Recall, that the country has been recently faced with fuel scarcity as members of IPMAN claimed that with the current business environment, it is unrealistic for them to be selling Premium Motor Spirit (PMS), popularly known as petrol at N165 per litre.

It was also gathered that the scarcity was caused by a cut in the supply of petrol by 22 per cent to 65.24 million litres per day on June 20, 2022, from 79.53 litres per day in May.

This, coupled with the inability of operators to move available products from depots to their retail outlets because of the high cost of diesel, now going for N820 per litre, culminated in the present shortage of fuel.

Speaking on the situation, Akinrianade stated that this is as a result of the operating environment which has become hostile to their businesses.

Akinrinade specifically stated that the petroleum marketers were not on strike as feared but have found it difficult to operate considering the dependence on diesel whose price has skyrocketed.

“Members of Independent Petroleum Marketers Association of Nigeria IPMAN have shut down their stations, not because we are striking; we are not on strike,” he said.

“Rather, the business environment has been very hostile to us such that we can no longer do business under this condition.

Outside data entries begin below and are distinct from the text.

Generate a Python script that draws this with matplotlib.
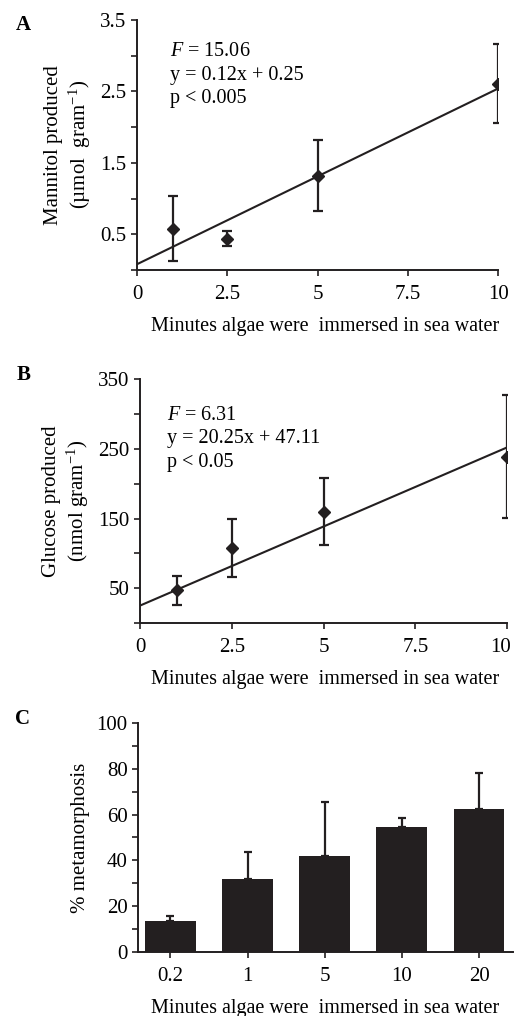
import matplotlib
matplotlib.use("Agg")
import matplotlib.pyplot as plt
import matplotlib.transforms as mtransforms
from matplotlib.ticker import MultipleLocator

plt.rcParams['font.family'] = ['Liberation Serif', 'DejaVu Serif']
plt.rcParams['mathtext.fontset'] = 'custom'
plt.rcParams['mathtext.rm'] = 'Liberation Serif'
plt.rcParams['mathtext.it'] = 'Liberation Serif:italic'

# panel A: mannitol
a_x = [1, 2.5, 5, 10]
a_y = [0.58, 0.44, 1.32, 2.61]
a_err = [0.46, 0.10, 0.50, 0.55]
a_fit_x = [0, 10]
a_fit_y = [0.08, 2.54]

# panel B: glucose
b_x = [1, 2.5, 5, 10]
b_y = [47, 108, 160, 239]
b_err = [21, 42, 48, 88]
b_fit_x = [0, 10]
b_fit_y = [25, 252]

# panel C: metamorphosis
c_labels = ['0.2', '1', '5', '10', '20']
c_vals = [13.7, 31.9, 41.8, 54.5, 62.6]
c_err = [2.0, 11.7, 23.6, 4.2, 15.6]

fs = 15
xlab = 'Minutes algae were  immersed in sea water'
ink = '#231f20'

fig = plt.figure(figsize=(5.14, 10.16), dpi=100)


def style(ax):
    for s in ['top', 'right']:
        ax.spines[s].set_visible(False)
    for s in ['left', 'bottom']:
        ax.spines[s].set_linewidth(1.4)
        ax.spines[s].set_color(ink)
    ax.tick_params(which='both', direction='out', width=1.2, colors=ink,
                   labelsize=fs, labelcolor='black')
    ax.tick_params(which='major', length=4)
    ax.tick_params(which='minor', length=4)


def scatter_panel(ax, x, y, err, fx, fy):
    ax.plot(fx, fy, color=ink, lw=1.5, zorder=2)
    ax.errorbar(x, y, yerr=err, fmt='D', color=ink, ms=6.5, elinewidth=1.6,
                capsize=3.5, capthick=1.6, zorder=3)
    ax.set_xlim(0, 10)
    ax.set_xticks([0, 2.5, 5, 7.5, 10])
    ax.set_xticklabels(['0', '2.5', '5', '7.5', '10'])
    ax.tick_params(axis='x', pad=7)


def put_xlabel(ax):
    ax.set_xlabel(xlab, fontsize=14.5, labelpad=9)
    # all x labels are centred near x = 325 px in the original
    x0, x1 = ax.get_position().x0, ax.get_position().x1
    ax.xaxis.set_label_coords((325 / 514 - x0) / (x1 - x0), ax.xaxis.label.get_position()[1])
    ax.xaxis.label.set_transform(mtransforms.blended_transform_factory(ax.transAxes, mtransforms.IdentityTransform()))


# A
axA = fig.add_axes([0.2665, 0.7343, 0.7025, 0.246])
style(axA)
scatter_panel(axA, a_x, a_y, a_err, a_fit_x, a_fit_y)
axA.set_ylim(0, 3.5)
axA.set_yticks([0.5, 1.5, 2.5, 3.5])
axA.yaxis.set_minor_locator(MultipleLocator(0.5))
axA.set_ylabel('Mannitol produced\n(µmol  gram$^{\\mathregular{-1}}$)', fontsize=fs, labelpad=5)
axA.set_xlabel(xlab, fontsize=14.5, labelpad=9, x=(325 / 514 - 0.2665) / 0.7025)
axA.text(0.091, 0.912, '$\\mathit{F}$ = 15.06\ny = 0.12x + 0.25\np < 0.005',
         transform=axA.transAxes, fontsize=14.5, va='top', ha='left', linespacing=1.33)
fig.text(0.03, 0.985, 'A', fontsize=fs, fontweight='bold', va='top')

# B
axB = fig.add_axes([0.2724, 0.3868, 0.7140, 0.240])
style(axB)
scatter_panel(axB, b_x, b_y, b_err, b_fit_x, b_fit_y)
axB.set_ylim(0, 350)
axB.set_yticks([50, 150, 250, 350])
axB.yaxis.set_minor_locator(MultipleLocator(50))
axB.set_ylabel('Glucose produced\n(nmol gram$^{\\mathregular{-1}}$)', fontsize=fs, labelpad=5)
axB.set_xlabel(xlab, fontsize=14.5, labelpad=9, x=(325 / 514 - 0.2724) / 0.7140)
axB.text(0.073, 0.892, '$\\mathit{F}$ = 6.31\ny = 20.25x + 47.11\np < 0.05',
         transform=axB.transAxes, fontsize=14.5, va='top', ha='left', linespacing=1.33)
fig.text(0.032, 0.641, 'B', fontsize=fs, fontweight='bold', va='top')
# last tick label sits a little left of its tick, as in the original
last = axB.get_xticklabels()[-1]
last.set_transform(last.get_transform() + mtransforms.ScaledTranslation(-6 / 100, 0, fig.dpi_scale_trans))

# C
axC = fig.add_axes([0.2685, 0.063, 0.7295, 0.2254])
style(axC)
pos = list(range(len(c_labels)))
axC.bar(pos, c_vals, width=0.66, color=ink, zorder=2)
axC.errorbar(pos, c_vals, yerr=[[0] * len(c_err), c_err], fmt='none', ecolor=ink,
             elinewidth=1.6, capsize=3, capthick=1.6, zorder=1)
axC.set_xlim(-0.42, 4.44)
axC.set_xticks(pos)
axC.set_xticklabels(c_labels)
axC.tick_params(axis='x', pad=7)
axC.set_ylim(0, 100)
axC.set_yticks([0, 20, 40, 60, 80, 100])
axC.yaxis.set_minor_locator(MultipleLocator(10))
axC.set_ylabel('% metamorphosis', fontsize=fs, labelpad=5)
axC.set_xlabel(xlab, fontsize=14.5, labelpad=9, x=(325 / 514 - 0.2685) / 0.7295)
fig.text(0.03, 0.302, 'C', fontsize=fs, fontweight='bold', va='top')

fig.savefig('out.png', dpi=100)
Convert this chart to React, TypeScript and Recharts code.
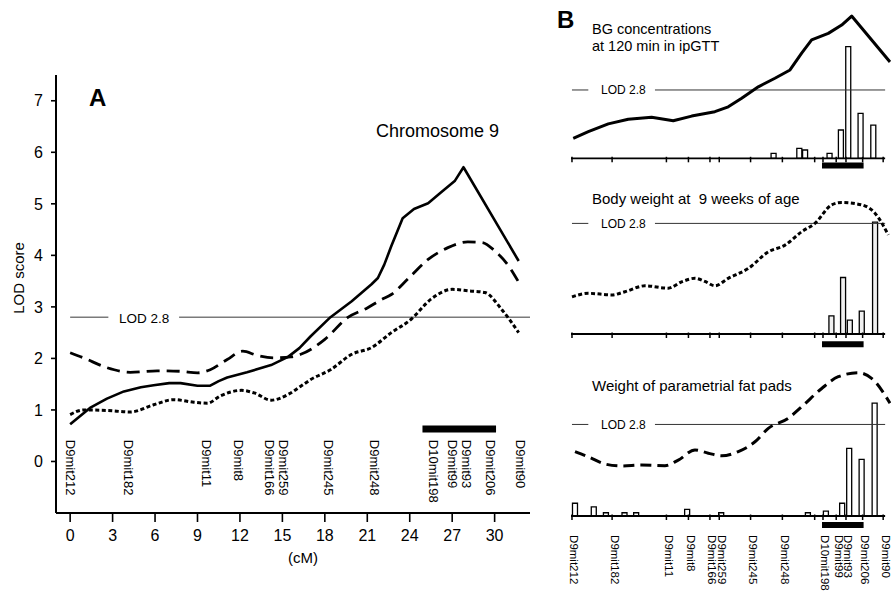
import React from 'react';
import { ComposedChart, Line, Bar, Scatter, XAxis, YAxis, ReferenceLine } from 'recharts';

const FONT = '"Liberation Sans", Arial, Helvetica, sans-serif';

// ---------- markers (cM positions on chromosome 9) ----------
const markerNames = ['D9mit212', 'D9mit182', 'D9mit11', 'D9mit8', 'D9mit166', 'D9mit259', 'D9mit245', 'D9mit248', 'D10mit198', 'D9mit99', 'D9mit93', 'D9mit206', 'D9mit90'];
const markerCM = [0, 4.1, 9.65, 11.9, 14.1, 15.05, 18.25, 21.5, 25.65, 27.0, 28.0, 29.7, 31.8];
const extraTickCM = [24.8];
const cmTicks = [0, 3, 6, 9, 12, 15, 18, 21, 24, 27, 30];
const lodTicks = [0, 1, 2, 3, 4, 5, 6, 7];

// ---------- panel A: LOD curves ----------
const aSolidCM = [0, 1.4, 2.6, 3.8, 5.0, 5.9, 7.0, 7.8, 9.0, 9.9, 10.5, 11.1, 12.5, 14.2, 15.4, 16.2, 17.0, 18.4, 19.9, 21.3, 21.75, 22.2, 22.7, 23.5, 24.3, 25.3, 26.2, 27.2, 27.8, 31.7];
const aSolidLOD = [0.72, 1.04, 1.22, 1.36, 1.44, 1.48, 1.52, 1.52, 1.47, 1.47, 1.56, 1.63, 1.73, 1.87, 2.03, 2.2, 2.43, 2.8, 3.11, 3.44, 3.56, 3.82, 4.18, 4.72, 4.9, 5.01, 5.22, 5.45, 5.71, 3.89];

const aDashCM = [0, 0.95, 2.6, 4.25, 6.15, 7.8, 9.0, 9.9, 11.1, 12.2, 13.2, 14.4, 15.6, 16.3, 18.0, 19.6, 21.0, 22.0, 22.7, 23.9, 25.3, 26.7, 28.1, 29.1, 30.0, 31.0, 31.7];
const aDashLOD = [2.11, 2.01, 1.82, 1.73, 1.76, 1.75, 1.72, 1.78, 1.98, 2.14, 2.06, 2.01, 2.03, 2.08, 2.37, 2.79, 2.98, 3.14, 3.24, 3.55, 3.92, 4.15, 4.26, 4.25, 4.09, 3.79, 3.48];

const aDotCM = [0, 0.95, 2.6, 4.25, 5.9, 7.3, 8.75, 9.7, 10.6, 12.1, 13.0, 14.2, 15.4, 16.3, 17.0, 18.4, 19.9, 21.3, 22.7, 24.1, 25.5, 27.0, 28.2, 29.3, 30.5, 31.7];
const aDotLOD = [0.91, 1.0, 0.99, 0.96, 1.1, 1.2, 1.15, 1.13, 1.27, 1.38, 1.33, 1.19, 1.3, 1.46, 1.59, 1.78, 2.08, 2.21, 2.5, 2.76, 3.15, 3.34, 3.31, 3.28, 2.95, 2.5];

// ---------- panel B: BG at 120 min ----------
const bgCM = [0.13, 1.67, 3.71, 5.75, 8.14, 10.35, 12.23, 14.6, 15.97, 17.34, 19.04, 20.74, 22.28, 23.47, 24.49, 26.19, 27.56, 28.58, 32.5];
const bgLOD = [0.82, 1.09, 1.41, 1.6, 1.68, 1.54, 1.73, 1.91, 2.11, 2.46, 2.93, 3.28, 3.62, 4.31, 4.85, 5.12, 5.46, 5.83, 3.95];
const bgBarCM = [20.64, 23.27, 23.86, 26.36, 27.52, 28.27, 29.53, 30.83];
const bgBarVal = [0.2, 0.41, 0.34, 0.2, 1.16, 4.58, 1.84, 1.36];

// ---------- panel B: body weight at 9 weeks ----------
const bwCM = [0, 1.67, 4.06, 5.42, 7.46, 9.84, 11.2, 12.57, 13.59, 14.61, 15.97, 18.02, 20.06, 21.77, 23.47, 24.83, 26.54, 27.56, 29.6, 30.96, 32.32];
const bwLOD = [0.94, 1.03, 0.99, 1.07, 1.22, 1.16, 1.32, 1.41, 1.33, 1.22, 1.41, 1.66, 2.08, 2.25, 2.59, 2.8, 3.27, 3.33, 3.27, 3.06, 2.51];
const bwBarCM = [26.5, 27.69, 28.38, 29.6, 30.96];
const bwBarVal = [0.46, 1.43, 0.35, 0.58, 2.83];

// ---------- panel B: parametrial fat pads ----------
const fpCM = [0.31, 1.67, 3.37, 5.08, 7.12, 9.5, 10.86, 12.57, 13.93, 15.3, 17.0, 18.7, 20.06, 22.1, 23.47, 25.52, 27.21, 29.26, 30.62, 32.5];
const fpLOD = [1.97, 1.81, 1.59, 1.53, 1.56, 1.54, 1.71, 2.02, 1.92, 1.84, 1.97, 2.27, 2.68, 2.99, 3.34, 3.9, 4.26, 4.38, 4.21, 3.45];
const fpBarCM = [0.31, 2.23, 3.47, 5.37, 6.56, 11.77, 15.25, 24.11, 25.95, 27.61, 28.33, 29.6, 30.93];
const fpBarVal = [0.39, 0.28, 0.1, 0.1, 0.1, 0.2, 0.1, 0.1, 0.15, 0.39, 2.07, 1.73, 3.45];

const LOD_THRESHOLD = 2.8;
const qtlInterval: [number, number] = [25.55, 29.8];

type Pt = { x: number; y: number; name?: string };
const zip = (xs: number[], ys: number[]): Pt[] => xs.map((x, i) => ({ x, y: ys[i] }));

const aSolid = zip(aSolidCM, aSolidLOD);
const aDash = zip(aDashCM, aDashLOD);
const aDot = zip(aDotCM, aDotLOD);

const A_X_DOMAIN: [number, number] = [-1, 32.5];
const A_Y_DOMAIN: [number, number] = [-1, 7.5];
const B_X_DOMAIN: [number, number] = [-0.1, 32.6];

const markerLabelsA: Pt[] = markerCM.map((x, i) => ({ x, y: 0.42, name: markerNames[i] }));

const MarkerLabelA = (props: any) => {
  const { cx, cy, payload } = props;
  if (cx == null || cy == null) return null;
  return (
    <text x={cx} y={cy} dy="0.35em" transform={`rotate(90 ${cx} ${cy})`} fontSize={13} fontFamily={FONT} fill="#000" textAnchor="start">
      {payload.name}
    </text>
  );
};

const MarkerLabelB = (props: any) => {
  const { cx, cy, payload } = props;
  if (cx == null || cy == null) return null;
  const x = cx + 2.5;
  const y = cy + 6;
  return (
    <text x={x} y={y} dy="0.35em" transform={`rotate(90 ${x} ${y})`} fontSize={11.5} fontFamily={FONT} fill="#000" textAnchor="start">
      {payload.name}
    </text>
  );
};

const PanelA = () => (
  <div style={{ position: 'absolute', left: 0, top: 0, width: 560, height: 594 }}>
    <ComposedChart width={560} height={594} margin={{ top: 75, right: 30, bottom: 51, left: 16 }}>
      <XAxis
        type="number"
        dataKey="x"
        domain={A_X_DOMAIN}
        ticks={cmTicks}
        interval={0}
        height={30}
        tickSize={9}
        tickMargin={8}
        axisLine={{ stroke: '#000', strokeWidth: 2 }}
        tickLine={{ stroke: '#000', strokeWidth: 1.6 }}
        tick={{ fontSize: 16, fill: '#000', fontFamily: FONT }}
      />
      <YAxis
        type="number"
        dataKey="y"
        domain={A_Y_DOMAIN}
        ticks={lodTicks}
        interval={0}
        width={40}
        tickSize={5}
        tickMargin={8}
        axisLine={{ stroke: '#000', strokeWidth: 2 }}
        tickLine={{ stroke: '#000', strokeWidth: 1.6 }}
        tick={{ fontSize: 16, fill: '#000', fontFamily: FONT }}
      />
      <ReferenceLine segment={[{ x: 0, y: LOD_THRESHOLD }, { x: 2.7, y: LOD_THRESHOLD }]} stroke="#7a7a7a" strokeWidth={1.5} />
      <ReferenceLine segment={[{ x: 7.7, y: LOD_THRESHOLD }, { x: 32.5, y: LOD_THRESHOLD }]} stroke="#7a7a7a" strokeWidth={1.5} />
      <ReferenceLine segment={[{ x: 24.9, y: 0.63 }, { x: 30.1, y: 0.63 }]} stroke="#000" strokeWidth={7} />
      <Line data={aDot} dataKey="y" type="monotone" stroke="#000" strokeWidth={3} strokeDasharray="4 2.5" dot={false} activeDot={false} isAnimationActive={false} />
      <Line data={aDash} dataKey="y" type="monotone" stroke="#000" strokeWidth={2.8} strokeDasharray="13 7" dot={false} activeDot={false} isAnimationActive={false} />
      <Line data={aSolid} dataKey="y" type="linear" stroke="#000" strokeWidth={2.6} strokeLinejoin="round" dot={false} activeDot={false} isAnimationActive={false} />
      <Scatter data={markerLabelsA} dataKey="y" shape={MarkerLabelA} isAnimationActive={false} />
    </ComposedChart>
  </div>
);

type SubCfg = {
  top: number;
  height: number;
  mTop: number;
  mBottom: number;
  domain: [number, number];
  pxPerUnit: number;
  line: Pt[];
  lineType: 'linear' | 'monotone';
  dash?: string;
  bars: Pt[];
  barFill: string;
  blackBarY: number;
  labels: boolean;
};

const subs: SubCfg[] = [
  { top: 0, height: 180, mTop: 2.14, mBottom: 7.06, domain: [-0.6, 6.4], pxPerUnit: 24.4, line: zip(bgCM, bgLOD), lineType: 'linear', bars: zip(bgBarCM, bgBarVal), barFill: '#ffffff', blackBarY: -0.295, labels: false },
  { top: 185, height: 170, mTop: 6.8, mBottom: 5.2, domain: [-0.4, 3.6], pxPerUnit: 39.5, line: zip(bwCM, bwLOD), lineType: 'monotone', dash: '4 2.5', bars: zip(bwBarCM, bwBarVal), barFill: '#f0f0f0', blackBarY: -0.258, labels: false },
  { top: 360, height: 234, mTop: 5.58, mBottom: 64.92, domain: [-0.4, 4.6], pxPerUnit: 32.7, line: zip(fpCM, fpLOD), lineType: 'monotone', dash: '11 6', bars: zip(fpBarCM, fpBarVal), barFill: '#ffffff', blackBarY: -0.275, labels: true },
];

const bTicks = [...markerCM.slice(0, 8), ...extraTickCM, ...markerCM.slice(8)];

const SubPanel = ({ s }: { s: SubCfg }) => {
  const margin = { top: s.mTop, right: 0, bottom: s.mBottom, left: 11 };
  const up = 1.5 / s.pxPerUnit;
  const down = 4 / s.pxPerUnit;
  const labelData: Pt[] = markerCM.map((x, i) => ({ x, y: s.domain[0], name: markerNames[i] }));
  return (
    <div style={{ position: 'absolute', left: 560, top: s.top, width: 331, height: s.height }}>
      <div style={{ position: 'absolute', left: 0, top: 0 }}>
        <ComposedChart width={331} height={s.height} data={s.bars} margin={margin}>
          <XAxis type="number" dataKey="x" domain={B_X_DOMAIN} hide />
          <YAxis type="number" dataKey="y" domain={s.domain} hide />
          <ReferenceLine segment={[{ x: 0, y: LOD_THRESHOLD }, { x: 1.67, y: LOD_THRESHOLD }]} stroke="#333" strokeWidth={1} />
          <ReferenceLine segment={[{ x: 8.48, y: LOD_THRESHOLD }, { x: 32.0, y: LOD_THRESHOLD }]} stroke="#333" strokeWidth={1} />
          <Bar dataKey="y" barSize={5} fill={s.barFill} stroke="#000" strokeWidth={1.3} isAnimationActive={false} />
          <ReferenceLine segment={[{ x: -0.1, y: 0 }, { x: 32.0, y: 0 }]} stroke="#000" strokeWidth={1.8} />
          {bTicks.map((t, i) => (
            <ReferenceLine key={i} segment={[{ x: t, y: up }, { x: t, y: -down }]} stroke="#000" strokeWidth={1.5} />
          ))}
          <ReferenceLine segment={[{ x: qtlInterval[0], y: s.blackBarY }, { x: qtlInterval[1], y: s.blackBarY }]} stroke="#000" strokeWidth={6} />
        </ComposedChart>
      </div>
      <div style={{ position: 'absolute', left: 0, top: 0 }}>
        <ComposedChart width={331} height={s.height} margin={margin}>
          <XAxis type="number" dataKey="x" domain={B_X_DOMAIN} hide />
          <YAxis type="number" dataKey="y" domain={s.domain} hide />
          <Line data={s.line} dataKey="y" type={s.lineType} stroke="#000" strokeWidth={3} strokeDasharray={s.dash} strokeLinejoin="round" dot={false} activeDot={false} isAnimationActive={false} />
          {s.labels && <Scatter data={labelData} dataKey="y" shape={MarkerLabelB} isAnimationActive={false} />}
        </ComposedChart>
      </div>
    </div>
  );
};

const Texts = () => (
  <svg width={891} height={594} style={{ position: 'absolute', left: 0, top: 0, pointerEvents: 'none' }} fontFamily={FONT}>
    <text x={89} y={106} fontSize={24} fontWeight="bold" fill="#000">A</text>
    <text x={376} y={137} fontSize={18} fill="#000">Chromosome 9</text>
    <text x={24} y={278} fontSize={15} fill="#000" textAnchor="middle" transform="rotate(-90 24 278)">LOD score</text>
    <text x={303} y={563} fontSize={15} fill="#000" textAnchor="middle">(cM)</text>
    <text x={119} y={322.5} fontSize={13.5} fill="#000">LOD 2.8</text>

    <text x={557} y={28} fontSize={24} fontWeight="bold" fill="#000">B</text>
    <text x={592} y={34} fontSize={14.5} fill="#000">BG concentrations</text>
    <text x={592} y={51} fontSize={14.5} fill="#000">at 120 min in ipGTT</text>
    <text x={601} y={94.3} fontSize={12} fill="#000">LOD 2.8</text>

    <text x={592} y={204} fontSize={15} fill="#000" style={{ whiteSpace: 'pre' }}>Body weight at  9 weeks of age</text>
    <text x={601} y={227.6} fontSize={12} fill="#000">LOD 2.8</text>

    <text x={592} y={391} fontSize={15} fill="#000">Weight of parametrial fat pads</text>
    <text x={601} y={428.6} fontSize={12} fill="#000">LOD 2.8</text>
  </svg>
);

export default function App() {
  return (
    <div style={{ position: 'absolute', left: 0, top: 0, width: 891, height: 594, background: '#fff', fontFamily: FONT, overflow: 'hidden' }}>
      <PanelA />
      {subs.map((s, i) => (
        <SubPanel key={i} s={s} />
      ))}
      <Texts />
    </div>
  );
}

For you to load a litre of petrol, you pay in N162 per litre.”

The IPMAN official was quick to say the situation had nothing to do with the removal of subsidy or deregulation of the petroleum sector.

He listed the high cost of buying petrol at the depots, the high cost of diesel for running their station, and the increased cost of freight as the major factors responsible.

Akinrinade stressed that it was no longer feasible to sell the product at the recommended price of N165 to a litre, adding that the landing cost of petrol was between N175 to N178 naira to the litre.

“You now have to add the cost of transportation which is between N6 to N8, depending on the distance within Lagos,” he explained. “If it is outside Lagos, it is much more than that.

“So, if you add N8 to N162, you already have N170 and the government which is the regulator wants us to sell at N165; we have not even added the charges at the depot and the running cost at our stations.”

“You know what diesel says now, and you know how epileptic power supply is; we run on generator, using diesel at N800 per litre. There is no station in Lagos that uses less than 50 litres (of diesel) per day.

“So, our members can no longer sell (petrol) at N165 per litre; in fact, there is no reasonable person in this business that can sell below N180 per litre, so it is not as if we are on strike,” he concluded.